От фермы к фабрике (Аллен) - страница 37

Проведенные недавно исследования феномена экономического роста в очередной раз продемонстрировали высокую роль образования для успешного развития страны; именно низкий уровень образования и грамотности населения стал одним из важных факторов отставания стран Латинской Америки от государств Европы и Северной Америки. К началу Первой мировой войны 90 % населения Канады, США и Западной Европы имели образование (ЮНЕСКО. 1953, 55; 1975, 89, 108, 121). В Аргентине же данный показатель составлял только 64 %, в Чили — 50 %, в Бразилии — 35 %, в Мексике — 34 % (ЮНЕСКО. 1957, 86, 136, 50, 95).

Но хотя по уровню грамотности население латиноамериканских стран отставало от европейского населения, многие азиатские и ближневосточные государства этого периода не могли похвастаться даже такими цифрами. Так, доля грамотного населения в Индии составляла лишь 7 %, а в Египте — приближалась к 8 %. (ЮНЕСКО. 1957, 58, 52). Имея в этот период около 38 % образованного населения, Россия намного опережала большинство отсталых стран Азии, но все же она находилась на одном уровне с наименее развитыми странами латиноамериканского региона, не говоря уже о колоссальном разрыве с лидерами промышленной эпохи. Даже эти показатели были прогрессивными для имперской экономики, поскольку еще в 1897 г. образование имел лишь 21 % взрослого населения. И все же отставание по-прежнему было колоссальным (Крисп. 1978, 389, 391), что существенно омрачало перспективы экономического роста.
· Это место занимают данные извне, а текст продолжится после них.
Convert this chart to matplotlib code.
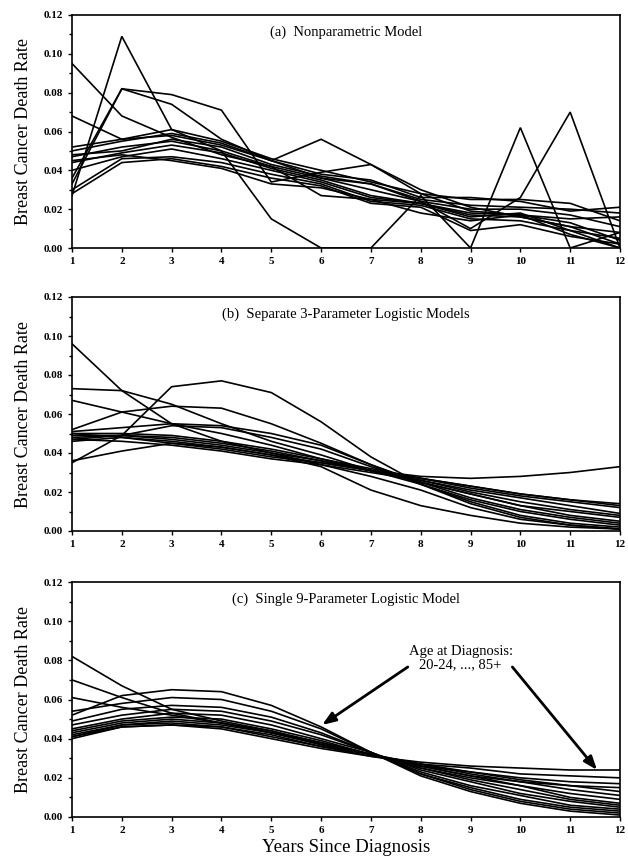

Единственным для России вариантом развития событий, который позволял избежать повторения судьбы Латинской Америки, была японская модель роста. Однако, как уже отмечалось, это была далеко не самая вероятная перспектива: Япония развивала конкурентоспособную текстильную промышленность, не прибегая к тарифным инструментам, эта политика была ей навязана западными державами, что исключало возможность ее реализации в России (Локвуд. 1968, 19, 539).

В более общем контексте вызов Запада способствовал возникновению в Японии долгосрочных перспектив модернизации социальных, экономических и политических институтов. В России же власть была сосредоточена в руках деспотичного самодержца, стремящегося к сохранению традиционного политического императива. За период с 1870 по 1910 г. Японии удалось поднять уровень грамотности населения с 30 до 70 % за счет внедрения обязательного образования (Тайра. 1978, 196–197). В этой области Россия отстала от нее, как минимум, на одно поколение. Произвольное вмешательство бюрократии в деловые сферы порождало неопределенность и стимулировало рост транзакционных издержек, а также политические репрессии, ставшие причиной обострения классовых конфликтов. Все эти факторы тормозили процесс формирования неофициальных сетей и добровольных объединений, которые, согласно недавним заявлениям Роберта Путнама (1993, 152–162), являются ключевыми факторами капиталистической модели роста. Именно этих ассоциаций — основополагающих элементов гражданского общества — в посткоммунистической России нет, что делает ее весьма схожей с Россией эпохи царизма. Сегодня бизнес-историки подчеркивают, что государство подавляло развитие современной капиталистической активности: «Автократическое правление и культурная враждебность к Западу, кажется, объединились в стремлении воспрепятствовать появлению институтов капитализма и отношений, благоприятных для совместных предприятий». Именно поэтому Оуэн (1995, 11–12) имел основания говорить о «схожести между имперской Россией и постсоветскими государствами, с одной стороны, и странами третьего мира — с другой». Эти правовые и культурные различия эквивалентны разным траекториям изменения уровня доходов, характерных для этих регионов в период с 1913 г.